Riche deftly handles both sides of the argument – one: people like what they like; two: knowledge and a social agenda can change taste. He does this with the delightfully devilish screenwriter/wannabe vinter Elliot Johnson. Johnson prides himself on crafting a wine straight from his Californian plot of soil without bells, whistles or perfecting science no matter the financial loss. But he has no problem funding his noble venture by proudly penning Hollywood schlock.
Johnson's opinion on wine is also juxtaposed with his denial of his own roots. Although he's originally from Newfoundland, we don't find this out until circumstances strand him in Toronto again more than 50 pages in. Elliot isn't even his first name, he changed it for Hollywood.
Johnson's contrarian morals come to head when, again through convenient circumstances – remember, this is a satire, so Riche is allowed a few moments of disbelief – he winds up vice-president of English programming at CBC in Toronto. Not only is he torn away from his vineyard when it needs him the most, but he finds himself successfully reshaping the CBC by giving viewers exactly what they want.
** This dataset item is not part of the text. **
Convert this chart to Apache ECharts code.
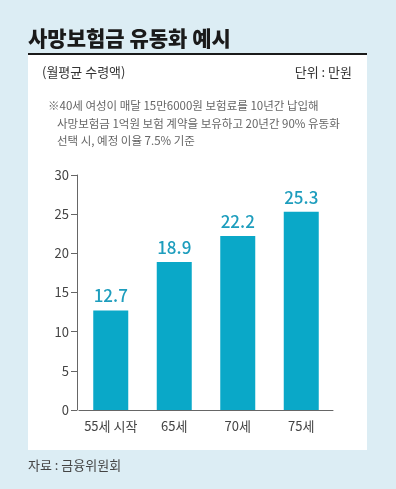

And here's where Riche truly succeeds with his satire. Easy to Like isn't a story about a character growing as a person, and nor is it about watching the spectacle of a man as his absurd convictions cause havoc and mayhem. This is a whip-smart, careful look at what "liking" something really means. Which, just like in grade-school crushes, complicates everything from fine wine to a prime-time Canadian comedy TV shows.
"I'm just saying … I don't know …" Johnson fumbles to explain. "You can chase taste all you want, you'll never catch it."